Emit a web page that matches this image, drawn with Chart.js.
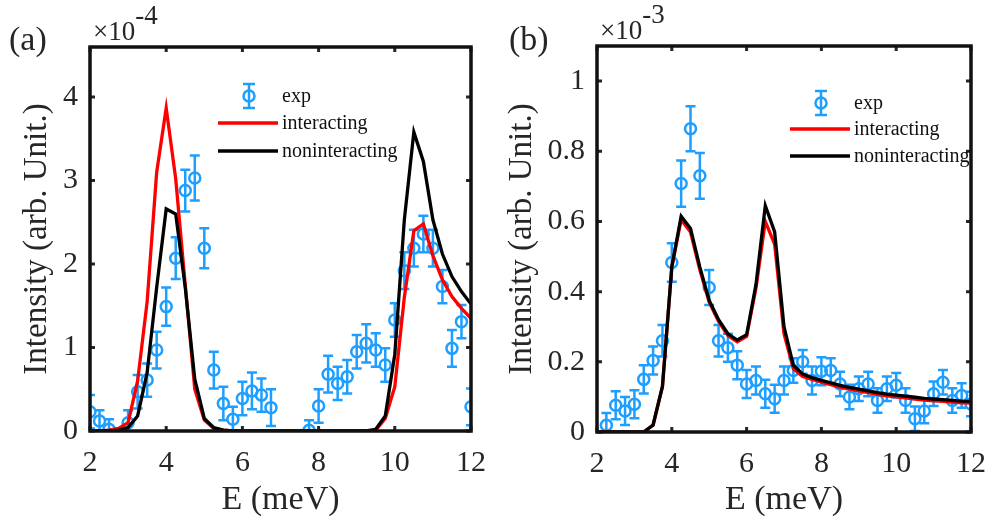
<!DOCTYPE html>
<html>
<head>
<meta charset="utf-8">
<script src="https://cdn.jsdelivr.net/npm/chart.js@4.4.0/dist/chart.umd.min.js"></script>
<style>
  html, body { margin: 0; padding: 0; background: #fff; }
  #wrap { position: relative; width: 1000px; height: 525px; overflow: hidden; }
  .panel { position: absolute; top: 0; width: 500px; height: 525px; }
  .panel canvas { position: absolute; left: 0; top: 0; }
  .tag { position: absolute; font-family: 'Liberation Serif', 'Times New Roman', serif; color: #262626; white-space: nowrap; line-height: 1; }
  .tag.big { font-size: 34px; }
  .tag.mult { font-size: 27px; }
  .tag.mult span { position: relative; top: -16px; }
</style>
</head>
<body>
<div id="wrap">
  <div class="panel" style="left:0">
    <canvas id="chartA" width="500" height="525"></canvas>
    <div class="tag big" style="left:9px; top:22px">(a)</div>
    <div class="tag mult" style="left:93px; top:18px">×10<span>-4</span></div>
  </div>
  <div class="panel" style="left:500px">
    <canvas id="chartB" width="500" height="525"></canvas>
    <div class="tag big" style="left:9px; top:22px">(b)</div>
    <div class="tag mult" style="left:100px; top:17px">×10<span>-3</span></div>
  </div>
</div>
<script>
// axis ticks
var xTicks = [2, 4, 6, 8, 10, 12];
var yTicksA = [0, 1, 2, 3, 4];
var yTicksB = [0, 0.2, 0.4, 0.6, 0.8, 1];

// energy grid of the model curves (meV)
var modelE = [2, 2.25, 2.5, 2.75, 3, 3.25, 3.5, 3.75, 4, 4.25, 4.5, 4.75, 5, 5.25, 5.5, 5.75,
  6, 6.25, 6.5, 6.75, 7, 7.25, 7.5, 7.75, 8, 8.25, 8.5, 8.75, 9, 9.25, 9.5, 9.75,
  10, 10.25, 10.5, 10.75, 11, 11.25, 11.5, 11.75, 12];

// panel (a), intensity in units of 1e-4
var expEA = [2, 2.25, 2.5, 3, 3.25, 3.5, 3.75, 4, 4.25, 4.5, 4.75, 5, 5.25, 5.5, 5.75, 6, 6.25, 6.5, 6.75,
  7.75, 8, 8.25, 8.5, 8.75, 9, 9.25, 9.5, 9.75, 10, 10.25, 10.5, 10.75, 11, 11.25, 11.5, 11.75, 12];
var expIA = [0.23, 0.12, 0.02, 0.1, 0.47, 0.61, 0.97, 1.49, 2.07, 2.88, 3.03, 2.19, 0.73, 0.33, 0.14, 0.39, 0.48, 0.43, 0.28,
  0.01, 0.3, 0.68, 0.57, 0.65, 0.95, 1.05, 0.97, 0.79, 1.33, 1.92, 2.19, 2.36, 2.19, 1.73, 0.99, 1.31, 0.29];
var expErrA = [0.2, 0.13, 0.12, 0.15, 0.2, 0.2, 0.22, 0.23, 0.25, 0.25, 0.27, 0.24, 0.22, 0.2, 0.15, 0.2, 0.22, 0.2, 0.22,
  0.12, 0.2, 0.22, 0.2, 0.2, 0.2, 0.23, 0.2, 0.2, 0.2, 0.22, 0.22, 0.22, 0.22, 0.2, 0.22, 0.2, 0.22];
var interA = [0, 0, 0.01, 0.03, 0.1, 0.6, 1.55, 3.1, 3.87, 3.02, 1.75, 0.5, 0.13, 0.03, 0.01, 0,
  0, 0, 0, 0, 0, 0, 0, 0, 0, 0, 0, 0, 0, 0, 0.01, 0.15,
  0.53, 1.6, 2.4, 2.48, 2.1, 1.81, 1.61, 1.47, 1.35];
var nonA = [0, 0, 0, 0.01, 0.04, 0.18, 0.7, 1.72, 2.66, 2.6, 1.72, 0.62, 0.15, 0.04, 0.01, 0,
  0, 0, 0, 0, 0, 0, 0, 0, 0, 0, 0, 0, 0, 0, 0.02, 0.18,
  0.92, 2.53, 3.58, 3.23, 2.53, 2.12, 1.85, 1.67, 1.52];

// panel (b), intensity in units of 1e-3
var expEB = [2.25, 2.5, 2.75, 3, 3.25, 3.5, 3.75, 4, 4.25, 4.5, 4.75, 5, 5.25, 5.5, 5.75, 6, 6.25, 6.5, 6.75, 7,
  7.25, 7.5, 7.75, 8, 8.25, 8.5, 8.75, 9, 9.25, 9.5, 9.75, 10, 10.25, 10.5, 10.75, 11, 11.25, 11.5, 11.75, 12];
var expIB = [0.019, 0.076, 0.06, 0.079, 0.15, 0.204, 0.26, 0.483, 0.708, 0.864, 0.73, 0.412, 0.26, 0.24, 0.19, 0.137, 0.147, 0.109, 0.095, 0.147,
  0.175, 0.2, 0.147, 0.173, 0.175, 0.137, 0.1, 0.123, 0.137, 0.09, 0.123, 0.133, 0.09, 0.038, 0.06, 0.109, 0.142, 0.09, 0.104, 0.08];
var expErrB = [0.035, 0.04, 0.04, 0.04, 0.04, 0.04, 0.045, 0.055, 0.066, 0.064, 0.065, 0.05, 0.045, 0.04, 0.04, 0.04, 0.04, 0.04, 0.04, 0.04,
  0.035, 0.034, 0.04, 0.04, 0.035, 0.035, 0.035, 0.035, 0.035, 0.035, 0.035, 0.035, 0.035, 0.035, 0.035, 0.035, 0.035, 0.035, 0.035, 0.035];
var interB = [0, 0, 0, 0, 0, 0, 0.02, 0.13, 0.47, 0.605, 0.57, 0.462, 0.37, 0.315, 0.275, 0.257,
  0.272, 0.41, 0.6, 0.535, 0.28, 0.18, 0.158, 0.15, 0.142, 0.135, 0.128, 0.122, 0.117, 0.112, 0.107, 0.103,
  0.1, 0.097, 0.094, 0.091, 0.089, 0.087, 0.085, 0.083, 0.082];
var nonB = [0, 0, 0, 0, 0, 0, 0.02, 0.13, 0.47, 0.615, 0.58, 0.47, 0.375, 0.32, 0.28, 0.262,
  0.277, 0.42, 0.645, 0.57, 0.3, 0.19, 0.165, 0.155, 0.147, 0.14, 0.133, 0.127, 0.122, 0.117, 0.112, 0.108,
  0.105, 0.102, 0.099, 0.096, 0.094, 0.092, 0.09, 0.088, 0.087];

var BLUE = '#1e9fff';
var RED = '#ff0000';
var BLACK = '#000000';
var TEXT = '#262626';
var SERIF = "'Liberation Serif', 'Times New Roman', serif";

Chart.defaults.font.family = SERIF;
Chart.defaults.color = TEXT;

function pts(xs, ys) {
  var out = [];
  for (var i = 0; i < xs.length; i++) out.push({ x: xs[i], y: ys[i] });
  return out;
}

function drawErrorBar(ctx, px, yTop, yBot, cap) {
  ctx.moveTo(px, yTop); ctx.lineTo(px, yBot);
  ctx.moveTo(px - cap, yTop); ctx.lineTo(px + cap, yTop);
  ctx.moveTo(px - cap, yBot); ctx.lineTo(px + cap, yBot);
}

var errorBarPlugin = {
  id: 'errorBars',
  afterDatasetDraw: function (chart, args) {
    var ds = chart.data.datasets[args.index];
    if (!ds.errors) return;
    var ctx = chart.ctx, a = chart.chartArea;
    var xs = chart.scales.x, ys = chart.scales.y;
    ctx.save();
    ctx.beginPath();
    ctx.rect(a.left, a.top, a.right - a.left, a.bottom - a.top);
    ctx.clip();
    ctx.beginPath();
    for (var i = 0; i < ds.data.length; i++) {
      var p = ds.data[i];
      drawErrorBar(ctx, xs.getPixelForValue(p.x),
        ys.getPixelForValue(p.y + ds.errors[i]),
        ys.getPixelForValue(p.y - ds.errors[i]), 5);
    }
    ctx.strokeStyle = ds.borderColor;
    ctx.lineWidth = 2.5;
    ctx.stroke();
    ctx.restore();
  }
};

// MATLAB style box with inward ticks
var framePlugin = {
  id: 'frame',
  afterDraw: function (chart) {
    var ctx = chart.ctx, a = chart.chartArea;
    var xs = chart.scales.x, ys = chart.scales.y;
    var len = 5;
    ctx.save();
    ctx.strokeStyle = TEXT;
    ctx.lineWidth = 3;
    ctx.beginPath();
    xs.ticks.forEach(function (t) {
      var px = xs.getPixelForValue(t.value);
      ctx.moveTo(px, a.bottom); ctx.lineTo(px, a.bottom - len);
      ctx.moveTo(px, a.top); ctx.lineTo(px, a.top + len);
    });
    ys.ticks.forEach(function (t) {
      var py = ys.getPixelForValue(t.value);
      ctx.moveTo(a.left, py); ctx.lineTo(a.left + len, py);
      ctx.moveTo(a.right, py); ctx.lineTo(a.right - len, py);
    });
    ctx.stroke();
    ctx.strokeStyle = '#111';
    ctx.lineWidth = 3.5;
    ctx.strokeRect(a.left, a.top, a.right - a.left, a.bottom - a.top);
    ctx.restore();
  }
};

var legendPlugin = {
  id: 'boxLegend',
  afterDraw: function (chart, args, opts) {
    var ctx = chart.ctx;
    var ds = chart.data.datasets;
    ctx.save();
    ctx.font = '20px ' + SERIF;
    ctx.textBaseline = 'middle';
    ctx.fillStyle = '#111';
    for (var i = 0; i < ds.length; i++) {
      var y = opts.rows[i];
      if (ds[i].errors) {
        var mx = (opts.lineFrom + opts.lineTo) / 2 + 1;
        ctx.beginPath();
        drawErrorBar(ctx, mx, y - 12, y + 12, 6);
        ctx.strokeStyle = ds[i].borderColor;
        ctx.lineWidth = 2.5;
        ctx.stroke();
        ctx.beginPath();
        ctx.arc(mx, y, 5.5, 0, Math.PI * 2);
        ctx.stroke();
      } else {
        ctx.beginPath();
        ctx.moveTo(opts.lineFrom, y); ctx.lineTo(opts.lineTo, y);
        ctx.strokeStyle = ds[i].borderColor;
        ctx.lineWidth = 3.5;
        ctx.stroke();
      }
      ctx.fillText(ds[i].label, opts.textX, y + 1);
    }
    ctx.restore();
  }
};

function tickList(values) {
  return function (scale) {
    scale.ticks = values.map(function (v) { return { value: v }; });
  };
}

function buildChart(canvas, cfg) {
  return new Chart(canvas, {
    type: 'scatter',
    data: {
      datasets: [
        {
          label: 'exp', data: pts(cfg.expE, cfg.expI), errors: cfg.expErr,
          showLine: false, pointRadius: 5.5, pointBorderWidth: 2.5,
          borderColor: BLUE, backgroundColor: 'rgba(0,0,0,0)', order: 3
        },
        {
          label: 'interacting', data: pts(modelE, cfg.inter), showLine: true,
          borderColor: RED, borderWidth: 3.3, pointRadius: 0, tension: 0, order: 2
        },
        {
          label: 'noninteracting', data: pts(modelE, cfg.non), showLine: true,
          borderColor: BLACK, borderWidth: 3.3, pointRadius: 0, tension: 0, order: 1
        }
      ]
    },
    options: {
      responsive: false,
      animation: false,
      events: [],
      layout: { padding: { left: 0, right: cfg.padRight, top: cfg.padTop, bottom: 0 } },
      plugins: {
        legend: { display: false },
        tooltip: { enabled: false },
        boxLegend: cfg.legend
      },
      scales: {
        x: {
          type: 'linear', min: 2, max: 12,
          afterBuildTicks: tickList(xTicks),
          afterFit: function (s) { s.height = cfg.xAxisHeight; },
          grid: { display: false, drawTicks: false },
          border: { display: false },
          ticks: { font: { family: SERIF, size: 30 }, color: TEXT, padding: 14, maxRotation: 0 },
          title: {
            display: true, text: 'E (meV)', color: TEXT,
            font: { family: SERIF, size: 34 }, padding: { bottom: 5, top: 0 }
          }
        },
        y: {
          type: 'linear', min: 0, max: cfg.yMax,
          afterBuildTicks: tickList(cfg.yTicks),
          afterFit: function (s) { s.width = cfg.yAxisWidth; },
          grid: { display: false, drawTicks: false },
          border: { display: false },
          ticks: {
            font: { family: SERIF, size: 30 }, color: TEXT, padding: 12,
            callback: function (v) { return String(+v.toFixed(1)); }
          },
          title: {
            display: true, text: 'Intensity (arb. Unit.)', color: TEXT,
            font: { family: SERIF, size: 33 }, padding: { top: cfg.yTitlePad, bottom: 0 }
          }
        }
      }
    },
    plugins: [errorBarPlugin, framePlugin, legendPlugin]
  });
}

function drawAll() {
  buildChart(document.getElementById('chartA'), {
    expE: expEA, expI: expIA, expErr: expErrA, inter: interA, non: nonA,
    yTicks: yTicksA, yMax: 4.6,
    padTop: 47, padRight: 24, xAxisHeight: 94, yAxisWidth: 90, yTitlePad: 18,
    legend: { rows: [96, 123, 151], lineFrom: 218, lineTo: 278, textX: 282 }
  });

  buildChart(document.getElementById('chartB'), {
    expE: expEB, expI: expIB, expErr: expErrB, inter: interB, non: nonB,
    yTicks: yTicksB, yMax: 1.1,
    padTop: 46, padRight: 16, xAxisHeight: 93, yAxisWidth: 97, yTitlePad: 3,
    legend: { rows: [103, 129, 156], lineFrom: 290, lineTo: 350, textX: 354 }
  });
}

if (document.fonts && document.fonts.load) {
  Promise.all([
    document.fonts.load('30px "Liberation Serif"'),
    document.fonts.load('20px "Liberation Serif"')
  ]).then(drawAll, drawAll);
} else {
  drawAll();
}
</script>
</body>
</html>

# WHAT IS NEEDED:
Search the data for the word "with" and copy each line where it appears.

# EXPECTED ANSWER:
Emit a web page that matches this image, drawn with Chart.js.
// MATLAB style box with inward ticks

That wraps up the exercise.